Martini Rating: 🍸🍸🍸🍸
Wayward Productions see’s Enda Walsh’s enigmatic adaptation of Max Porter’s award-winning novel land blindingly onto the Barbican Stage. This exhilarating proverbial staging written and directed by Walsh, intelligibly manifests grief, from the very sensation of it, to its affect on the human condition. The remarkable delivery of which, leaves audiences both shocked and enthused.
Situated in a London flat, GITTWF introduces it’s audience to a father. A father not unlike any other parent of young children, except here we are presented with a man that is consumed by sadness. Left lost, empty and despairing, he glances towards his family’s future now that his wife, the mother of his children has suddenly died. Imagining it to be filled with endless streams of sympathetic visitors and a thick, black emptiness. However, whilst he and his two young boys face their desolation, they are visited by Crow – described as the ‘antagonist, babysitter, trickster and healer’. A ‘sentimental bird’ that is drawn to the grieving family and somewhat menacingly threatens to stay until they no longer need him. (This threat, enforced by a ‘mythical’ being, is aberrantly reminiscent of that of the walking of the monster in Patrick Ness’ A Monster Calls, which received its own stage adaptation last year). Both, on stage, wonderfully enacting as theatrical epics, intertwined with emotion and poeticism aplenty.
Cillian Murphy, is absolutely exquisite his ability to shape-shift between character’s, changing from the romantic grieving father to the abrasive visiting Crow, is unparalleled. The father, bereaved and anxious, struggling to write a book on Ted Hughes whilst fumbling to look after his sons, is played tenderly and inwardly by Murphy, a passionate yet muted characterisation, that is deeply juxtaposed by his portrayal of Crow. Charging around the space, Murphy here, dynamically commands the atmosphere and displays an extreme amount of skilled athleticism and charisma. Achieving the transition between the two by the simplicity of a hooded black dressing gown, Murphy dextrously metamorphoses into Crow, amending his entire physicality. As Crow he adopts a stooped posture, splaying his feet and bounds on and off furniture and stage levels alike. He even bursts into the audience, breaking the fourth wall and physical stage boundary, through this act the character reminds us that the circumstances in which he is visiting are universal, prolongedly experienced by all. This undeniably adept physical transformation is also accompanied by an intriguing modification in voice, effectuated by the amplification of Murphy’s vocalisations through various microphones, whilst the actor himself reforms his tonality to display an energised lower, rougher quality. His skill tumultuously accenting the fabulous sound design of Helen Atkinson.

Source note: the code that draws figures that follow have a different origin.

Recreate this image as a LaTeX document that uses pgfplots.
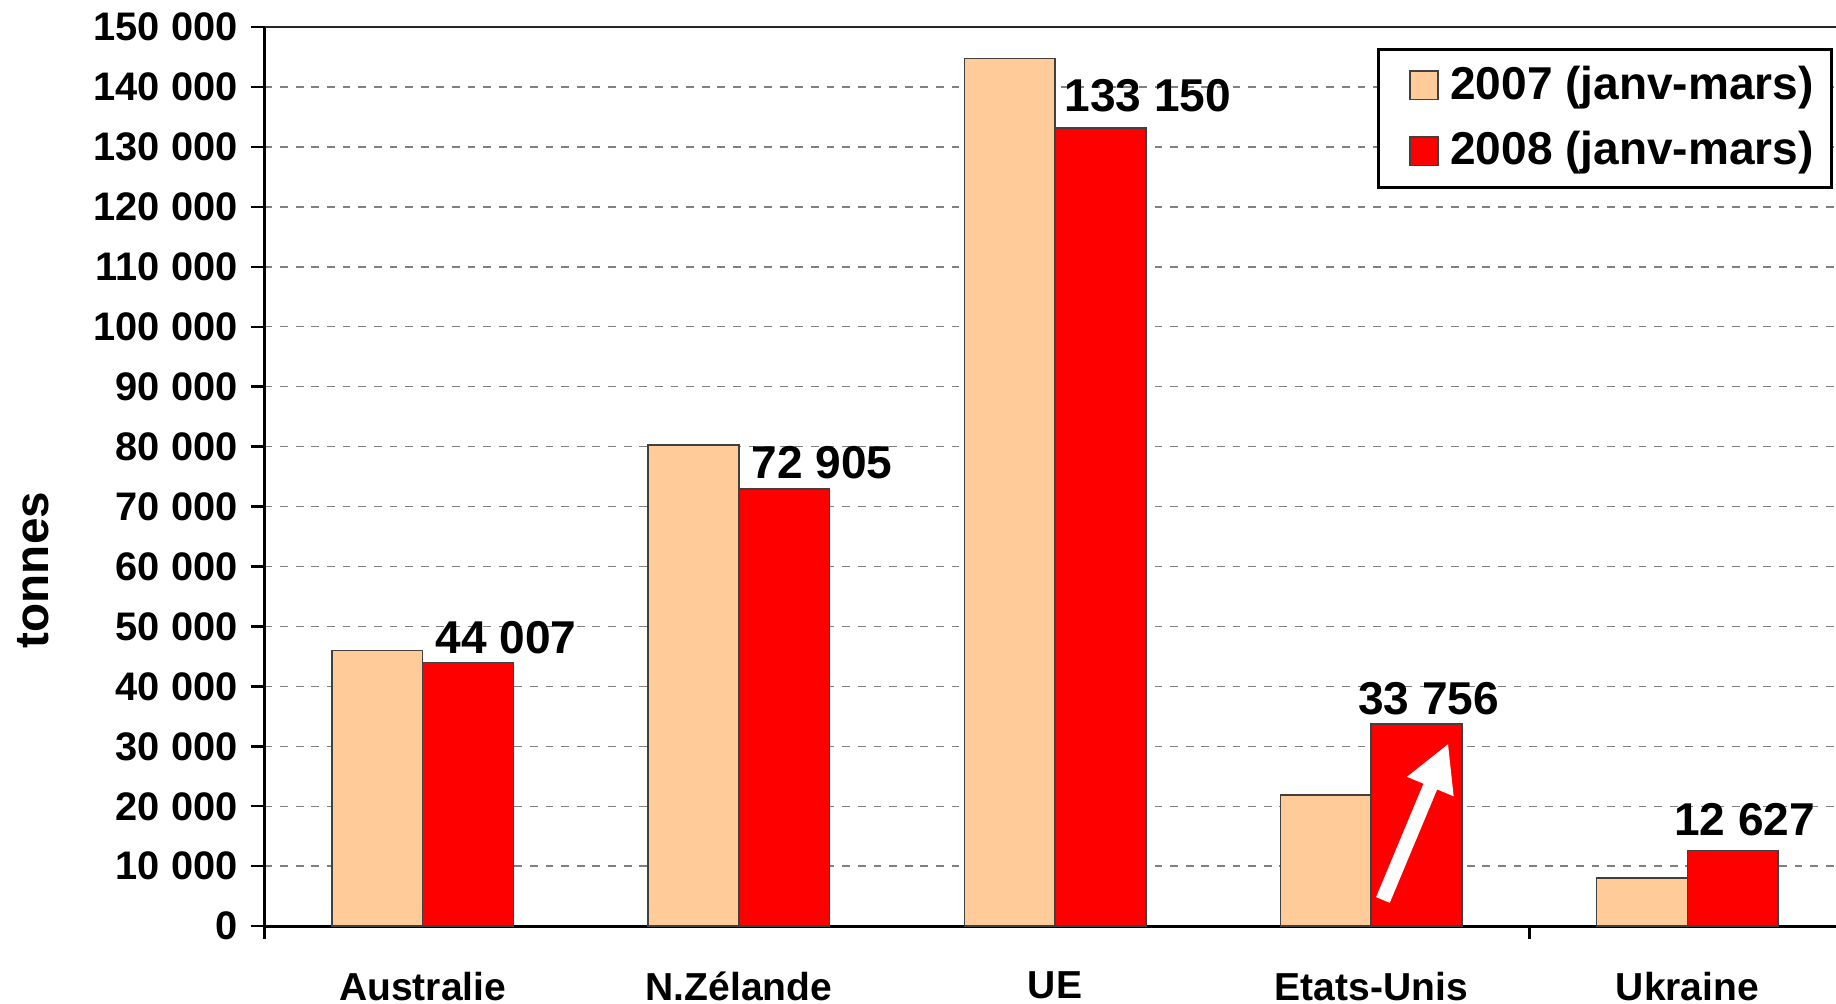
\documentclass[border=0pt]{standalone}
\usepackage{pgfplots}
\pgfplotsset{compat=1.18}
\usepackage{fontspec}
\setmainfont{Liberation Sans}
\usetikzlibrary{arrows.meta}
\definecolor{peach}{HTML}{FFCC99}
\definecolor{edge}{HTML}{404040}

\begin{document}
\begin{tikzpicture}
\begin{axis}[
  scale only axis, width=402.6pt, height=230.4pt,
  ybar=0pt, bar width=23.25pt,
  xmin=-0.5, xmax=4.47, ymin=0, ymax=150000,
  axis x line*=bottom, axis y line*=left,
  axis line style={-, line width=0.8pt, black},
  xtick={-0.5,3.5}, xticklabels={},
  extra x ticks={0,1,2,3,4},
  extra x tick labels={Australie,N.Zélande,UE,Etats-Unis,Ukraine},
  extra x tick style={major tick length=0pt, xticklabel style={yshift=-8.2pt, font=\bfseries\fontsize{10}{12}\selectfont}},
  ytick={0,10000,...,150000},
  yticklabels={0,10 000,20 000,30 000,40 000,50 000,60 000,70 000,80 000,90 000,100 000,110 000,120 000,130 000,140 000,150 000},
  scaled y ticks=false,
  tick align=outside, major tick length=3.4pt,
  tick style={black, line width=0.6pt},
  ymajorgrids,
  grid style={gray, line width=0.4pt, dash pattern=on 2pt off 2pt},
  ticklabel style={font=\bfseries\fontsize{10.2}{12}\selectfont},
  ylabel={tonnes},
  ylabel style={at={(axis description cs:-0.1475,0.396)}, anchor=center, font=\bfseries\fontsize{12.2}{14}\selectfont},
  legend image code/.code={\path (-5.3pt,-8.25pt) (8.1pt,8.25pt); \draw[#1, draw=edge, line width=0.4pt] (0pt,-3.6pt) rectangle (7.2pt,3.6pt);},
  legend style={at={(rel axis cs:0.998,0.977)}, anchor=north east, draw=black, line width=0.8pt,
    font=\bfseries\fontsize{11.8}{14}\selectfont, inner xsep=2.5pt, inner ysep=0.8pt, row sep=0pt,
    nodes={inner ysep=0pt}},
]
\addplot[fill=peach, draw=edge, line width=0.4pt] coordinates {(0,46000) (1,80300) (2,144700) (3,21900) (4,8000)};
\addplot[fill=red, draw=edge, line width=0.4pt] coordinates {(0,44007) (1,72905) (2,133150) (3,33756) (4,12627)};
\legend{2007 (janv-mars),2008 (janv-mars)}
\draw[black!85, line width=0.7pt] (rel axis cs:0,1) -- (rel axis cs:1,1);
\draw[white, line width=3.8pt, -{Triangle[width=12pt,length=12pt]}] (axis cs:3.037,4375) -- (axis cs:3.244,30500);
\begin{scope}[every node/.style={font=\bfseries\fontsize{11.8}{14}\selectfont, anchor=center}]
\node at (axis cs:0.263,48050) {44 007};
\node at (axis cs:1.263,77340) {72 905};
\node at (axis cs:2.293,138500) {133 150};
\node at (axis cs:3.181,37900) {33 756};
\node at (axis cs:4.181,17800) {12 627};
\end{scope}
\coordinate (ll) at (rel axis cs:0,0);
\coordinate (ur) at (rel axis cs:1,1);
\end{axis}
\pgfresetboundingbox
\path ([shift={(-67.8pt,-19.8pt)}]ll) rectangle ([shift={(0pt,6.9pt)}]ur);
\end{tikzpicture}
\end{document}
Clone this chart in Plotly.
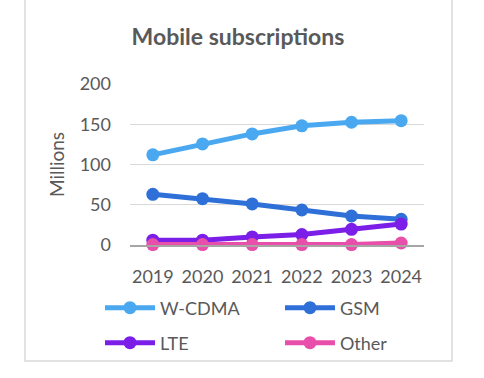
import plotly.graph_objects as go

years = ["2019", "2020", "2021", "2022", "2023", "2024"]
wcdma = [112, 125.5, 138, 148, 152.5, 154.5]
gsm = [63, 57.5, 51, 43.5, 36, 32]
lte = [6, 6, 10, 13, 19.5, 26]
other = [0.5, 0.5, 0.5, 0.5, 0.5, 2.5]

series = [
    ("W-CDMA", wcdma, "#4AA8F0", "legend"),
    ("GSM", gsm, "#2E6FD8", "legend"),
    ("LTE", lte, "#7B1FE8", "legend2"),
    ("Other", other, "#E84FAA", "legend2"),
]

W, H = 484, 378
ml, mr, mt, mb = 130, 60, 84, 133
pw, ph = W - ml - mr, H - mt - mb

fig = go.Figure()
for name, vals, col, lg in series:
    fig.add_trace(go.Scatter(
        x=years, y=vals, name=name, mode="lines+markers",
        line=dict(color=col, width=5),
        marker=dict(color=col, size=13),
        cliponaxis=False, legend=lg,
    ))

font_family = "Lato, Open Sans, sans-serif"
grey = "#595959"


def leg(ypix):
    return dict(orientation="h", x=(100 - ml) / pw, xanchor="left",
                y=-(ypix - mt - ph) / ph, yanchor="middle",
                entrywidth=115, entrywidthmode="pixels",
                itemwidth=50, tracegroupgap=0,
                font=dict(size=18, color=grey, family=font_family),
                bgcolor="rgba(0,0,0,0)")


fig.update_layout(
    width=W, height=H,
    margin=dict(l=ml, r=mr, t=mt, b=mb, autoexpand=False),
    paper_bgcolor="white", plot_bgcolor="white",
    font=dict(family=font_family, color=grey, size=18),
    title=dict(text="<b>Mobile subscriptions</b>", x=238 / W, xanchor="center",
               y=1 - 37 / H, yanchor="middle",
               font=dict(size=23, color=grey, family=font_family)),
    showlegend=True,
    legend=leg(308),
    legend2=leg(343),
    xaxis=dict(type="category", showgrid=False, showline=True,
               linecolor="#A6A6A6", linewidth=1.5, ticks="",
               tickfont=dict(size=18), ticklabelstandoff=15, zeroline=False,
               automargin=False),
    yaxis=dict(range=[0, 200], dtick=50, showgrid=True, gridcolor="#D9D9D9",
               gridwidth=1, showline=False, zeroline=False, ticks="",
               tickfont=dict(size=18), ticklabelstandoff=18, automargin=False,
               title=dict(text="Millions", font=dict(size=19), standoff=10)),
    shapes=[dict(type="rect", xref="paper", yref="paper",
                 x0=(25 - ml) / pw, x1=(452 - ml) / pw,
                 y0=-(361 - mt - ph) / ph, y1=1 + (mt + 5) / ph,
                 line=dict(color="#D9D9D9", width=1.5), layer="below")],
)

fig.write_html("out.html", config={"displayModeBar": False},
               post_script="document.body.style.margin='0';document.body.style.overflow='hidden';")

Walsh’s inspired decision to have Murphy play both characters, unites the human and animal worlds, demonstrating that their is not much difference between the two. That in both, whilst grief sets in, survival is still a priority. Furthermore, the Crow’s inhabitants emphasises the curative essence of poeticism, nature being a regular feature in liturgical works. The Crow becoming a mythological outlet and at points symbol for the family’s grief. He is a vehicle for the pure fury that the father feels at the premature loss of his wife, as well as the helper who drowns out the sadness that clings and attacks the father’s tender reminiscings of fond memories.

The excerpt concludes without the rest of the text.